RAW DATA:
════

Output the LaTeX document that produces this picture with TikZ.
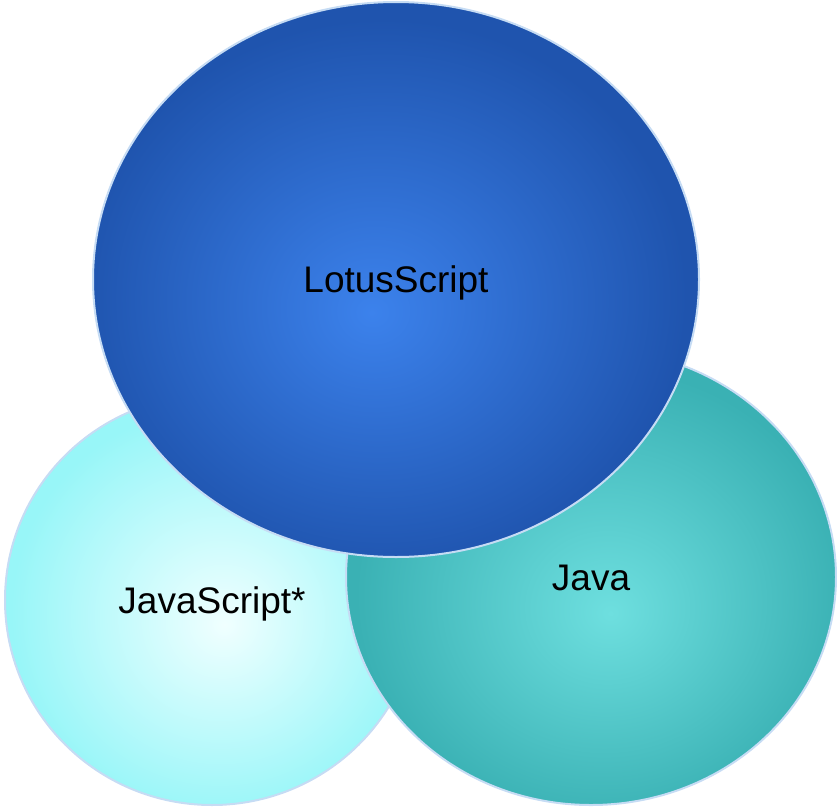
\documentclass[tikz,border=0pt]{standalone}
\usepackage{fontspec}
\setmainfont{Liberation Sans}
\usetikzlibrary{shapes.geometric}

% fill colours of the three sets
\definecolor{lotusin}{HTML}{3C82EC}
\definecolor{lotusout}{HTML}{1F54AE}
\definecolor{jsin}{HTML}{F0FFFF}
\definecolor{jsout}{HTML}{98F6F8}
\definecolor{javain}{HTML}{6EDFDF}
\definecolor{javaout}{HTML}{3AB1B4}
\definecolor{rim}{HTML}{C6DCF4}

% radial glows, centres nudged off the middle
\pgfdeclareradialshading{lotusglow}{\pgfpoint{-2bp}{-3bp}}{color(0bp)=(lotusin); color(25bp)=(lotusout); color(50bp)=(lotusout)}
\pgfdeclareradialshading{jsglow}{\pgfpoint{1.5bp}{-3bp}}{color(0bp)=(jsin); color(25bp)=(jsout); color(50bp)=(jsout)}
\pgfdeclareradialshading{javaglow}{\pgfpoint{2bp}{-4bp}}{color(0bp)=(javain); color(25bp)=(javaout); color(50bp)=(javaout)}

\tikzset{
  venn/.style={ellipse, draw=rim, line width=2pt, inner sep=0pt, outer sep=0pt,
    font=\fontsize{37}{40}\selectfont, text=black,
    text height=26.5pt, text depth=0pt}
}

\begin{document}
\begin{tikzpicture}[x=1pt, y=-1pt]
  \useasboundingbox (0,0) rectangle (837,808);
  \node[venn, shading=jsglow, minimum width=414pt, minimum height=410pt]
    (js) at (212,600) {JavaScript*};
  \node[venn, shading=javaglow, minimum width=490pt, minimum height=456pt]
    (java) at (591,577) {Java};
  \node[venn, shading=lotusglow, minimum width=606pt, minimum height=555pt]
    (lotus) at (396,279.5) {LotusScript};
\end{tikzpicture}
\end{document}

════

DIRECTIONS FOR THIS TASK: Transcribe the material as is, with images omitted.

TASK RESPONSE:
Output the LaTeX document that produces this picture with TikZ.
\documentclass[tikz,border=0pt]{standalone}
\usepackage{fontspec}
\setmainfont{Liberation Sans}
\usetikzlibrary{shapes.geometric}

% fill colours of the three sets
\definecolor{lotusin}{HTML}{3C82EC}
\definecolor{lotusout}{HTML}{1F54AE}
\definecolor{jsin}{HTML}{F0FFFF}
\definecolor{jsout}{HTML}{98F6F8}
\definecolor{javain}{HTML}{6EDFDF}
\definecolor{javaout}{HTML}{3AB1B4}
\definecolor{rim}{HTML}{C6DCF4}

% radial glows, centres nudged off the middle
\pgfdeclareradialshading{lotusglow}{\pgfpoint{-2bp}{-3bp}}{color(0bp)=(lotusin); color(25bp)=(lotusout); color(50bp)=(lotusout)}
\pgfdeclareradialshading{jsglow}{\pgfpoint{1.5bp}{-3bp}}{color(0bp)=(jsin); color(25bp)=(jsout); color(50bp)=(jsout)}
\pgfdeclareradialshading{javaglow}{\pgfpoint{2bp}{-4bp}}{color(0bp)=(javain); color(25bp)=(javaout); color(50bp)=(javaout)}

\tikzset{
  venn/.style={ellipse, draw=rim, line width=2pt, inner sep=0pt, outer sep=0pt,
    font=\fontsize{37}{40}\selectfont, text=black,
    text height=26.5pt, text depth=0pt}
}

\begin{document}
\begin{tikzpicture}[x=1pt, y=-1pt]
  \useasboundingbox (0,0) rectangle (837,808);
  \node[venn, shading=jsglow, minimum width=414pt, minimum height=410pt]
    (js) at (212,600) {JavaScript*};
  \node[venn, shading=javaglow, minimum width=490pt, minimum height=456pt]
    (java) at (591,577) {Java};
  \node[venn, shading=lotusglow, minimum width=606pt, minimum height=555pt]
    (lotus) at (396,279.5) {LotusScript};
\end{tikzpicture}
\end{document}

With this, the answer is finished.